京都シネマで、ヴィム・ヴェンダース監督作品「PERFECT DAYS」を観る。主演の役所広司がカンヌ映画祭で最優秀男優賞を受賞した作品。出演は役所広司のほかに、田中泯、中野有紗、柄本時生、アオイヤマダ、麻生祐未、石川さゆり、三浦友和ほか。

平山(役所広司)は、渋谷区の公衆トイレ(デザイナーズトイレ)の清掃員をしている。朝早く起き、身支度を整え、自宅アパート前の自動販売機で缶コーヒーを買い、運転する車の中で洋楽のカセットテープを流し、いくつものトイレを丹念に磨く日々。仕事帰りには銭湯に入り、浅草の地下で食を味わい、浅草の居酒屋で一杯やる。仕事から帰ってからは自転車で移動し、古本屋に立ち寄って本を買い、夜にはその本を読むという毎日。
昼食は神社の境内でサンドウィッチを食べ、同じく境内で食事をしているOLと挨拶をする。無口で不器用な男である。

仕事の部下というか同僚であるタカシ(柄本時生)がアイという女性(アオイヤマダ)と恋仲になる。アイが働くガールズバーでデートをしたいタカシは金がないことを嘆き、平山はタカシに金を貸すのだが、やがてタカシは仕事を辞めてしまい……。

一方、平山の姪(妹の娘)であるニコ(中野有紗)が、母親(麻生祐未)と喧嘩をして平山のアパートを訪ねてくる。

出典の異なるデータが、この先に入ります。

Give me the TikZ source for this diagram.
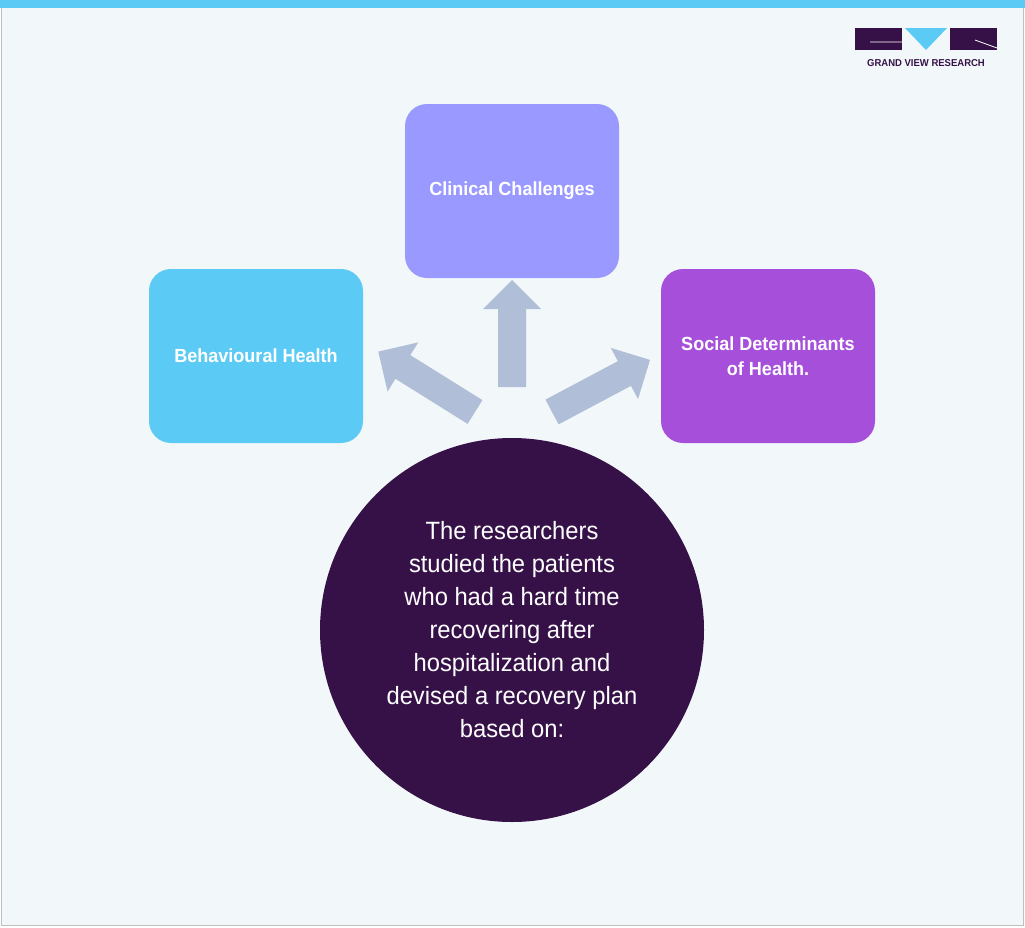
\documentclass[tikz,border=0pt]{standalone}
\usepackage{fontspec}
\setmainfont{Liberation Sans}[FakeStretch=0.95]
\definecolor{bg}{HTML}{F2F8FA}
\definecolor{cyanb}{HTML}{5BCBF5}
\definecolor{lav}{HTML}{9999FF}
\definecolor{purp}{HTML}{A64FDB}
\definecolor{dark}{HTML}{361148}
\definecolor{arr}{HTML}{B0BED8}
\newcommand{\fatarrow}[4]{% x,y,angle,length
 \begin{scope}[shift={(#1,#2)},rotate=#3]
 \fill[arr] (0,-14) -- (#4-29,-14) -- (#4-29,-29) -- (#4,0) -- (#4-29,29) -- (#4-29,14) -- (0,14) -- cycle;
 \end{scope}}
\begin{document}
\begin{tikzpicture}[x=1pt,y=-1pt,
 box/.style={rounded corners=22pt,minimum width=214pt,minimum height=174pt,text=white,font=\bfseries\fontsize{19}{25}\selectfont,align=center,inner sep=0pt}]
\useasboundingbox (0,0) rectangle (1025,927);
\fill[bg,draw=gray!50] (1,1) rectangle (1023,925);
\fill[cyanb] (0,0) rectangle (1025,8);
% logo
\fill[dark] (855,28) rectangle (902,50);
\fill[cyanb] (905,28) -- (947,28) -- (926,50) -- cycle;
\fill[dark] (950,28) rectangle (997,50);
\draw[white,line width=0.8pt] (870,42)--(902,42) (975,40)--(997,48);
\node[font=\bfseries\fontsize{10}{12}\selectfont,text=dark] (logo) at (926,63) {GRAND VIEW RESEARCH};
\node[box,fill=lav] (cc) at (512,191) {Clinical Challenges};
\node[box,fill=cyanb] (bh) at (256,356) {Behavioural Health};
\node[box,fill=purp] (sd) at (768,356) {Social Determinants\\of Health.};
\node[circle,fill=dark,minimum size=384pt,text=white,align=center,font=\fontsize{25}{33}\selectfont] (c) at (512,630) {The researchers\\studied the patients\\who had a hard time\\recovering after\\hospitalization and\\devised a recovery plan\\based on:};
\fatarrow{512}{387}{90}{107}
\fatarrow{475}{412}{148}{114}
\fatarrow{552}{412}{28}{111}
\end{tikzpicture}
\end{document}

淡々とした日常の中に起こるちょっとした出来事が丁寧に描かれているという印象を受ける作品。平山の日常はほとんど毎日変わらないのだが、周囲の人々が少しずつ変わっていく。仕事を辞めたタカシ、突然訪ねてくるニコ、浅草の居酒屋のママ(石川さゆり)の元夫で癌を患っている友山(三浦友和)。平山の周囲を様々な人々が駆け抜けていく。そんな些細な日常の変化を上手く捉えた作品といっていいだろう。決して派手な映画ではなく、むしろ地味な作品に分類されると思われるが、ラストで説明される木漏れ日のようにたゆたう日常が不思議な浮遊感を伴って観る者の胸をとらえる。